Suprapto pemeluk Buddhisme Theravada. Ia menjalani penahbisan sebagai penganut Buddha dalam upacara Upasaka pada 1974. Sebagai Buddhis, ia belajar meditasi Vipassana, yang merupakan latihan rohani untuk melatih pengamatan murni. Berbarengan dengan itu, ia mengikuti latihan meditasi di Paguyuban Kebatinan Sumarah. Vipassana dan Sumarah sesungguhnya adalah fondasi bagi lahirnya Amerta Movement.
Laura Romano, seorang Italia yang belajar Sumarah di Solo semenjak 1970-an dan penulis buku Sumarah: Spiritual Wisdom from Java, menjadi saksi pergumulan Prapto dengan Sumarah. “Pada 1970-an, banyak pamong Sumarah di Solo. Saya belajar Sumarah kepada Pak Suwondo, yang merupakan paman Sardono; sementara Prapto belajar kepada Pak Sudarno Ong,” kata Laura. Sudarno Ong adalah peranakan Tionghoa dan penganut Buddhis yang bersahaja. Sehari-hari dia berjualan arang di rumahnya yang kecil di kawasan Jalan Yosodipura, Solo. “Pak Sudarno Ong meminjam pendapa rumah Pak Ananda Suyono di Jalan Ronggowarsito. Seminggu dua kali latihan. Pesertanya banyak orang asing. Mas Prapto sering ikut di situ,” tutur Laura.
Bertolak dari Vipassana dan Sumarah, Prapto lalu melakukan pencarian sendiri dalam bentuk gerak. Dalam latihannya di Stonehenge, 2 Juni 2011, sebagaimana dicatat murid-muridnya, Prapto mengatakan, “Yang diajarkan Sumarah adalah relaksasi. Relaks, relaks, sedikit demi sedikit seluruh organ tubuh kita relaks sampai akhirnya kita pasrah, menyerahkan diri total kepada Tuhan. Bernapas dalam Sumarah berbeda dengan latihan Anapana Sati (perhatian penuh pada napas) dalam Vipassana. Sementara di Vipassana kita harus sadar dengan setiap tarikan napas kita, dalam Sumarah kita harus berada dalam napas.”

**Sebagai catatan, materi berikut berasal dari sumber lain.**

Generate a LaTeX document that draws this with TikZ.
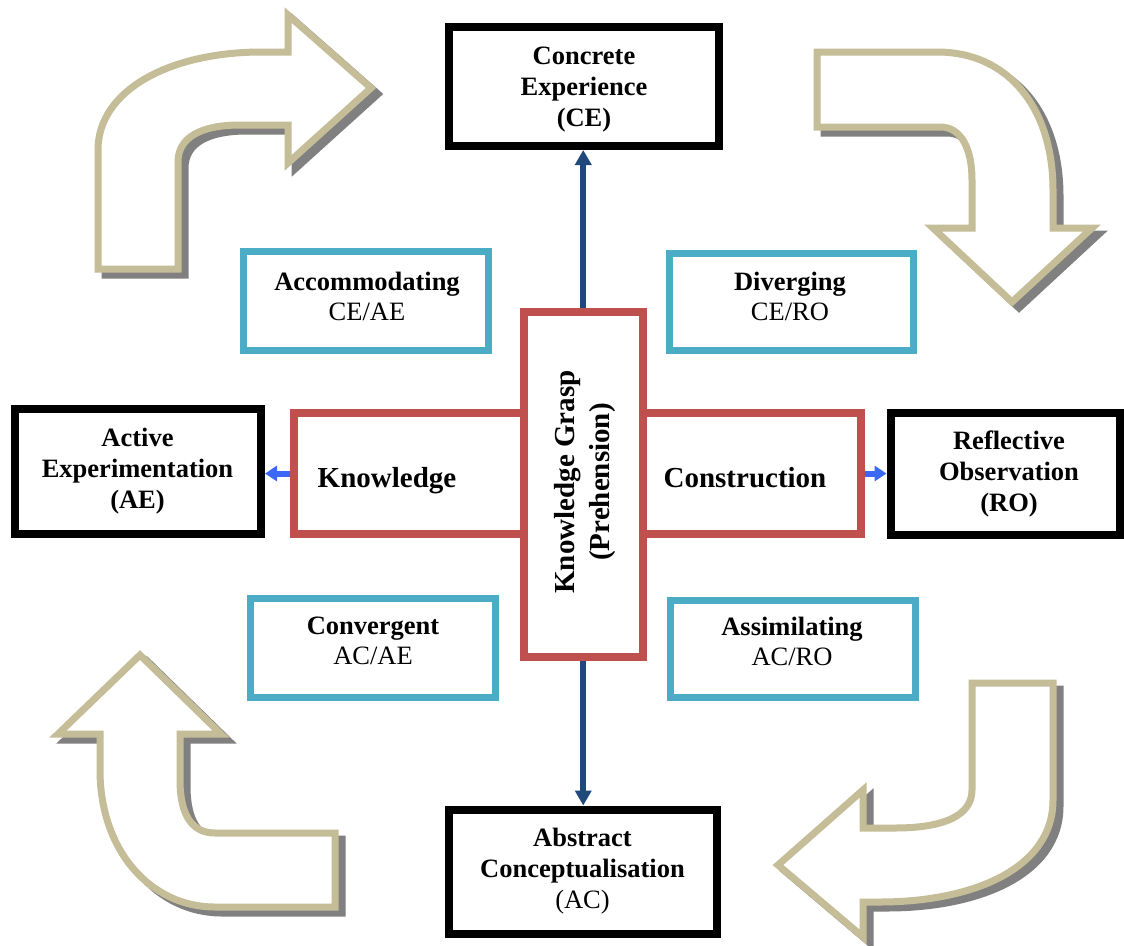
\documentclass[tikz,border=0pt]{standalone}
\usepackage{fontspec}
\setmainfont{Liberation Serif}
\usetikzlibrary{arrows.meta}

\definecolor{kolbred}{HTML}{C0504D}
\definecolor{kolbcyan}{HTML}{4BACC6}
\definecolor{kolbnavy}{HTML}{1F497D}
\definecolor{kolbblue}{RGB}{59,105,245}
\definecolor{kolbtan}{HTML}{C4BD97}
\definecolor{kolbshadow}{HTML}{808080}

\tikzset{
  stagebox/.style={draw=black, line width=8pt, fill=white, inner sep=0pt},
  stylebox/.style={draw=kolbcyan, line width=7pt, fill=white, inner sep=0pt},
  graspbox/.style={draw=kolbred, line width=8pt, fill=white, inner sep=0pt},
  stagetext/.style={font=\bfseries\fontsize{26.5}{31}\selectfont, align=center, inner sep=0pt},
  styletext/.style={font=\fontsize{26.5}{30}\selectfont, align=center, inner sep=0pt},
  grasptext/.style={font=\bfseries\fontsize{29}{35}\selectfont, align=center, inner sep=0pt},
  cyclearrow/.style={draw=kolbtan, fill=white, line width=7pt, line join=miter, miter limit=10},
  cycleshadow/.style={draw=kolbshadow, fill=kolbshadow, line width=7pt, line join=miter, miter limit=10, shift={(7,6)}},
  axisarrow/.style={draw=kolbnavy, line width=6pt, -{Triangle[width=16pt,length=15pt]}},
  linkarrow/.style={draw=kolbblue, line width=6pt, -{Triangle[width=15pt,length=12pt]}},
}

\begin{document}
\begin{tikzpicture}[x=1pt, y=-1pt]
\useasboundingbox[fill=white] (0,0) rectangle (1124,945);

% ---- the four curved cycle arrows (shadow first, then outline) ----
\def\arrowNW{(98,269) -- (98,150) .. controls (98,90) and (170,52) .. (262,52) -- (288,52) -- (288,15) -- (371,88) -- (288,163) -- (288,125) -- (240,125) .. controls (200,125) and (178,138) .. (178,162) -- (178,269) -- cycle}
\def\arrowNE{(817,52) -- (937,52) .. controls (1010,52) and (1053,110) .. (1053,190) -- (1053,228) -- (1092,228) -- (1012,302) -- (933,228) -- (972,228) -- (972,180) .. controls (972,150) and (962,127) .. (940,127) -- (817,127) -- cycle}
\def\arrowSW{(100,734) -- (58,734) -- (140,655) -- (221,734) -- (180,734) -- (180,780) .. controls (180,815) and (192,833) .. (215,833) -- (335,833) -- (335,907) -- (215,907) .. controls (150,907) and (100,850) .. (100,770) -- cycle}
\def\arrowSE{(972,683) -- (1053,683) -- (1053,800) .. controls (1053,870) and (970,902) .. (880,902) -- (863,902) -- (863,937) -- (778,865) -- (863,790) -- (863,828) -- (895,828) .. controls (945,828) and (972,815) .. (972,790) -- cycle}

\path[cycleshadow] \arrowNW;
\path[cycleshadow] \arrowNE;
\path[cycleshadow] \arrowSW;
\path[cycleshadow] \arrowSE;
\path[cyclearrow] \arrowNW;
\path[cyclearrow] \arrowNE;
\path[cyclearrow] \arrowSW;
\path[cyclearrow] \arrowSE;

% ---- central cross: knowledge, construction and grasp ----
\node[graspbox, minimum width=230.5pt, minimum height=121pt] (know) at (408.75,473.5) {};
\node[graspbox, minimum width=218.5pt, minimum height=121pt] (constr) at (751.75,473.5) {};
\node[graspbox, minimum width=118.5pt, minimum height=345.5pt] (grasp) at (583.25,484.25) {};
\node[grasptext, anchor=base] (knowtext) at (387,487) {Knowledge};
\node[grasptext, anchor=base] (constrtext) at (745,487) {Construction};
\node[grasptext, rotate=90] (grasptext) at (585,482) {Knowledge Grasp\\(Prehension)};

% ---- learning styles ----
\node[stylebox, minimum width=245pt, minimum height=99pt] (acc) at (365.5,300.5) {};
\node[stylebox, minimum width=244pt, minimum height=97pt] (div) at (791,301.5) {};
\node[stylebox, minimum width=245pt, minimum height=99pt] (con) at (372.5,647.5) {};
\node[stylebox, minimum width=245.5pt, minimum height=97pt] (ass) at (792.75,648.5) {};
\node[styletext] (acctext) at (367,296) {\textbf{Accommodating}\\CE/AE};
\node[styletext] (divtext) at (790,296) {\textbf{Diverging}\\CE/RO};
\node[styletext] (context) at (373,641) {\textbf{Convergent}\\AC/AE};
\node[styletext] (asstext) at (792,641) {\textbf{Assimilating}\\AC/RO};

% ---- the four stages of the cycle ----
\node[stagebox, minimum width=270pt, minimum height=119pt] (ce) at (584,86.5) {};
\node[stagebox, minimum width=246pt, minimum height=125pt] (ae) at (138,471.5) {};
\node[stagebox, minimum width=229pt, minimum height=122pt] (ro) at (1005,474) {};
\node[stagebox, minimum width=268pt, minimum height=124.5pt] (ac) at (582.5,871.75) {};
\node[stagetext] (cetext) at (584,90) {Concrete\\Experience\\(CE)};
\node[stagetext] (aetext) at (137.5,471) {Active\\Experimentation\\(AE)};
\node[stagetext] (rotext) at (1009,474) {Reflective\\Observation\\(RO)};
\node[stagetext] (actext) at (582.5,871) {Abstract\\Conceptualisation\\\mdseries(AC)};

% ---- connectors ----
\draw[axisarrow] (grasp.north) -- (grasp.north |- ce.south);
\draw[axisarrow] (grasp.south) -- (grasp.south |- ac.north);
\draw[linkarrow] (know.west) -- (know.west -| ae.east);
\draw[linkarrow] (constr.east) -- (constr.east -| ro.west);
\end{tikzpicture}
\end{document}
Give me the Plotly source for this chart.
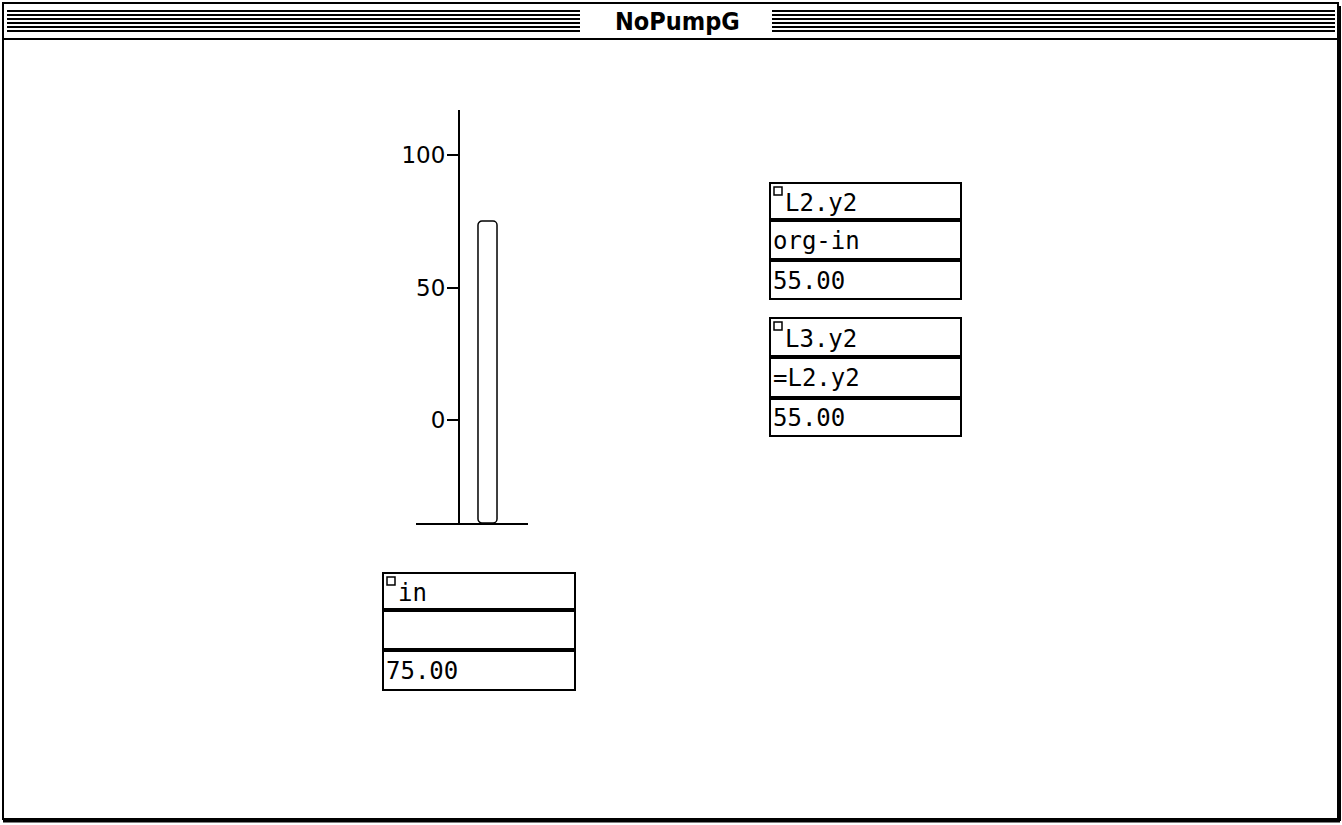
import plotly.graph_objects as go

# ---- data ----
window_title = "NoPumpG"
bar_categories = ["in"]
bar_values = [75]
y_tickvals = [0, 50, 100]
y_ticktext = ["0", "50", "100"]

cell_names = ["L2.y2", "L3.y2", "in"]
cell_formulas = ["org-in", "=L2.y2", ""]
cell_values = [55.00, 55.00, 75.00]

# ---- layout constants (pixels) ----
W, H = 1342, 825
Y_MIN, Y_MAX = -38.6, 116.8


def X(px):
    return px / W


def Y(py):
    return 1 - py / H


# cell box positions: (left, top, right, row boundaries)
cell_boxes = [
    (770, 183, 961, [183, 220, 260, 299]),
    (770, 318, 961, [318, 357, 398, 436]),
    (383, 573, 575, [573, 610, 650, 690]),
]

fig = go.Figure()
# bar drawn from the axis floor up to the value
fig.add_trace(go.Bar(
    x=bar_categories, y=[v - Y_MIN for v in bar_values], base=Y_MIN, width=1,
    marker=dict(color="white", line=dict(color="black", width=1.5)),
    hoverinfo="skip",
))

fig.update_layout(
    width=W, height=H,
    margin=dict(l=0, r=0, t=0, b=0),
    paper_bgcolor="white", plot_bgcolor="white",
    showlegend=False,
    barcornerradius=4,
    xaxis=dict(domain=[X(416), X(528)], range=[-3.76, 2.13],
               showline=True, linecolor="black", linewidth=2,
               showticklabels=False, ticks="", showgrid=False, zeroline=False,
               fixedrange=True),
    yaxis=dict(domain=[Y(523), Y(110)], range=[Y_MIN, Y_MAX],
               anchor="free", position=X(459),
               showline=True, linecolor="black", linewidth=2,
               tickvals=y_tickvals, ticktext=y_ticktext,
               ticks="outside", ticklen=11, tickwidth=2, tickcolor="black",
               ticklabelstandoff=-3,
               tickfont=dict(family="DejaVu Sans", size=23, color="black"),
               showgrid=False, zeroline=False, fixedrange=True),
)

shapes = []
annotations = []

# window border
shapes.append(dict(type="rect", xref="paper", yref="paper",
                   x0=X(3), x1=X(1338), y0=Y(819), y1=Y(3),
                   line=dict(color="black", width=2)))
# bottom shadow
shapes.append(dict(type="line", xref="paper", yref="paper",
                   x0=X(3), x1=X(1340), y0=Y(821), y1=Y(821),
                   line=dict(color="black", width=3)))
shapes.append(dict(type="line", xref="paper", yref="paper",
                   x0=X(1340), x1=X(1340), y0=Y(821), y1=Y(6),
                   line=dict(color="black", width=2)))
# title bar bottom line
shapes.append(dict(type="line", xref="paper", yref="paper",
                   x0=X(3), x1=X(1338), y0=Y(39), y1=Y(39),
                   line=dict(color="black", width=2)))
# title stripes
for sy in [11, 15, 19, 23, 27, 31]:
    for (a, b) in [(7, 580), (772, 1335)]:
        shapes.append(dict(type="line", xref="paper", yref="paper",
                           x0=X(a), x1=X(b), y0=Y(sy), y1=Y(sy),
                           line=dict(color="black", width=1.8)))
annotations.append(dict(text="<b>" + window_title + "</b>", xref="paper", yref="paper",
                        x=X(677), y=Y(21), showarrow=False,
                        xanchor="center", yanchor="middle",
                        font=dict(family="Liberation Sans Narrow, DejaVu Sans Condensed, Arial Narrow",
                                  size=25, color="black")))

# cell boxes
mono = "DejaVu Sans Mono"
for (name, formula, value, box) in zip(cell_names, cell_formulas, cell_values, cell_boxes):
    left, top, right, rows = box
    shapes.append(dict(type="rect", xref="paper", yref="paper",
                       x0=X(left), x1=X(right), y0=Y(rows[-1]), y1=Y(rows[0]),
                       line=dict(color="black", width=2)))
    for r in rows[1:-1]:
        shapes.append(dict(type="line", xref="paper", yref="paper",
                           x0=X(left), x1=X(right), y0=Y(r), y1=Y(r),
                           line=dict(color="black", width=4)))
    # checkbox
    shapes.append(dict(type="rect", xref="paper", yref="paper",
                       x0=X(left + 4), x1=X(left + 12), y0=Y(top + 12), y1=Y(top + 4),
                       line=dict(color="black", width=1.5)))
    texts = [name, formula, f"{value:.2f}"]
    xs = [left + 13, left + 1, left + 1]
    for i, t in enumerate(texts):
        if not t:
            continue
        cy = (rows[i] + rows[i + 1]) / 2 + 1
        annotations.append(dict(text=t, xref="paper", yref="paper",
                                x=X(xs[i]), y=Y(cy), showarrow=False,
                                xanchor="left", yanchor="middle",
                                font=dict(family=mono, size=24, color="black")))

fig.update_layout(shapes=shapes, annotations=annotations)
fig.write_html("out.html", config={"displayModeBar": False},
               post_script="document.body.style.margin='0';document.body.style.overflow='hidden';")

Melalui Amerta Movement, Prapto melakukan lintas batas. Dia tak hanya berhenti pada melatih meditasi gerak dari seni rupa, tapi juga mengajak kolaborasi berbagai seniman, dari bidang film, teater, sampai tari, untuk berpentas. Tapi dia tidak menyebut apa yang disajikannya berada dalam wilayah seni pertunjukan, tapi sebuah seni ritual. Atas nama seni spiritual inilah Prapto banyak menciptakan acara, dari “Srawung Candi”, “Solah Bawa”, sampai “Umbul Dongga”. Beberapa di antaranya menarik. Misalnya, pada 1990-an di Padepokan Lemah Putih yang didirikan Prapto di Mojosongo, Solo, komponis Fahmi Alatas dari Institut Kesenian Jakarta membuat labirin dari tonggak-tonggak kayu berdasarkan perhitungan Kitab I Ching. Prapto dan perupa Agus Jolie (almarhum) bergerak memasuki kotak labirin dari arah berbeda dan berusaha mencari titik temu.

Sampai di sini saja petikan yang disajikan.